Dreaming Walls: Inside The Chelsea Hotel
© Magnolia Pictures /Courtesy Everett Collection

What Movies Will It Remind You Of?: Warhol’s Chelsea Girls; Sid and Nancy filmed there, since Nancy Spungen was murdered in the Chelsea; The Professional shot there; and former resident Ethan Hawke paid homage to the bohemian vibes by directing fiction film Chelsea Walls.

Performance Worth Watching: Lister is the perfect protagonist – for lack of a better word – for this film. She’s a narrative conduit for its two primary ideas: the Chelsea’s roots as a haven for artists, and the dispiriting pragmatism being forced upon them today.

Memorable Dialogue: Resident Steve Willis: “For a long time I felt like was witnessing a slow-motion rape of this building.”

Sex and Skin: Casual nudity in archival footage and images of artists drawing and sculpting with nude models.

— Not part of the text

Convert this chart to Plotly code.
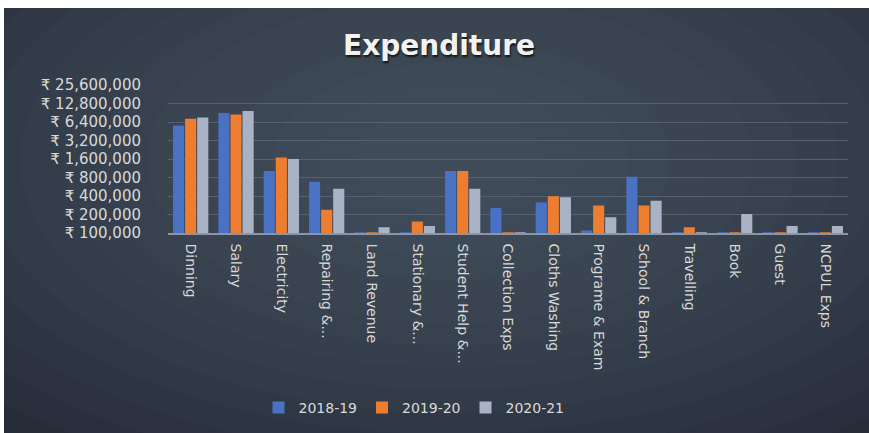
import plotly.graph_objects as go

categories = ["Dinning", "Salary", "Electricity", "Repairing &...", "Land Revenue",
              "Stationary &...", "Student Help &...", "Collection Exps", "Cloths Washing",
              "Programe & Exam", "School & Branch", "Travelling", "Book", "Guest", "NCPUL Exps"]
y2018 = [5600000, 9000000, 1020000, 680000, 103000, 103000, 1020000, 255000, 315000,
         110000, 820000, 103000, 103000, 103000, 103000]
y2019 = [7200000, 8500000, 1700000, 240000, 103000, 154000, 1020000, 103000, 395000,
         280000, 280000, 124000, 103000, 103000, 103000]
y2020 = [7600000, 9700000, 1600000, 525000, 124000, 130000, 525000, 103000, 380000,
         181000, 336000, 103000, 203000, 130000, 130000]
series_names = ["2018-19", "2019-20", "2020-21"]
tick_vals = [100000, 200000, 400000, 800000, 1600000, 3200000, 6400000, 12800000, 25600000]
tick_text = ["₹ {:,}".format(v) for v in tick_vals]
colors = ["#4a72c4", "#ee7d30", "#aab3c5"]

W, H = 869, 433
L, R, T, B = 168, 21, 85, 200
PW, PH = W - L - R, H - T - B

def px_x(x):
    return (x - L) / PW

def px_y(y):
    return (H - B - y) / PH

fig = go.Figure()
for name, vals, c in zip(series_names, [y2018, y2019, y2020], colors):
    fig.add_trace(go.Bar(x=categories, y=vals, name=name, marker_color=c,
                         marker_line_width=0))

shapes = [dict(type="rect", xref="paper", yref="paper", layer="below",
               x0=px_x(4), x1=px_x(W + 5), y0=px_y(H + 5), y1=px_y(8),
               fillcolor="#262c38", line_width=0)]
cx, cy = 450, 160
for i in range(14):
    rx = 640 - i * 42
    ry = 340 - i * 22
    shapes.append(dict(type="circle", xref="paper", yref="paper", layer="below",
                       x0=px_x(cx - rx), x1=px_x(cx + rx),
                       y0=px_y(cy + ry), y1=px_y(cy - ry),
                       fillcolor="#5a6376", opacity=0.07, line_width=0))
shapes.append(dict(type="rect", xref="paper", yref="paper", layer="below",
                   x0=px_x(-5), x1=px_x(W + 5), y0=px_y(8), y1=px_y(-5),
                   fillcolor="white", line_width=0))
shapes.append(dict(type="rect", xref="paper", yref="paper", layer="below",
                   x0=px_x(-5), x1=px_x(4), y0=px_y(H + 5), y1=px_y(-5),
                   fillcolor="white", line_width=0))

fig.update_layout(
    width=W, height=H,
    margin=dict(l=L, r=R, t=T, b=B),
    paper_bgcolor="white",
    plot_bgcolor="rgba(0,0,0,0)",
    shapes=shapes,
    barmode="group",
    bargap=0.2,
    bargroupgap=0.08,
    title=dict(text="<b>Expenditure</b>", x=439 / W, xref="container", y=1 - 45 / H,
               yref="container", xanchor="center", yanchor="middle",
               font=dict(family="DejaVu Sans", size=28, color="#f2f2f2",
                         shadow="1px 2px 2px rgba(0,0,0,0.7)")),
    font=dict(family="DejaVu Sans", color="#d9d9d9"),
    legend=dict(orientation="h", xref="container", yref="container",
                x=414 / W, y=1 - 408 / H, xanchor="center", yanchor="middle",
                font=dict(size=14, color="#d9d9d9"), bgcolor="rgba(0,0,0,0)",
                itemwidth=30),
    xaxis=dict(showline=True, linecolor="#8c95a5", linewidth=1.5, tickangle=90,
               tickfont=dict(size=14, color="#d9d9d9"), ticks="",
               ticklabelstandoff=6),
    yaxis=dict(type="log", range=[5, 7.4082], tickvals=tick_vals, ticktext=tick_text,
               showgrid=True, gridcolor="#566070", gridwidth=1, zeroline=False,
               tickfont=dict(size=15, color="#d9d9d9"), ticks="",
               ticklabelstandoff=26),
)
fig.write_html("out.html", config={"displayModeBar": False},
               post_script="document.body.style.margin='0';")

Our Take: Dreaming Walls is zero exposition and all intuition, which gives the film a mesmerizing quality; Duverdier and van Elmbt clearly want us to feel the warm, lived-in, melancholy vibes of the Chelsea as it stands in the moment, on the brink of irreversible change. And in that sense, the film generally works, maintaining an ethereal, suggestive tone and formulating a sort of subconscious emotional argument against the tide of progress, against the notion that renovation trumps preservation. For once the walls are torn down or covered up, and the residents have moved on, who will remember what was here?

Yet for those of us with a fragile historical framework to hang this narrative on, the doc may be frustrating to watch. It comes into tangible focus in a sequence featuring resident Steve Willis, who says he “brought Mariah Carey” to the hotel (Google: he produced a music video shot there). His apartment, which once was home to Janis Joplin, shrunk to a studio in the renovation; he walks into a nearby torn-down area to show where his bedroom, kitchen and bathroom used to be, and holds the soap dish Joplin, he half-jokes, probably didn’t use.

The directors certainly evoke a feeling of loss and decay with Dreaming Walls, and chose a strong central figure in Lister, who provides a strong link between the Chelsea’s past and present. But their insistence upon taking what’s essentially the point-of-view of a ghost, dissolving between memories (via bits of archival footage) and present images of the Chelsea’s modern “upgrade,” is more vague than insightful. We aren’t mind-readers, you know.

Our Call: SKIP IT. Dreaming Walls has its share of poignant moments, but for a documentary about a building, it rarely seems rooted to the ground.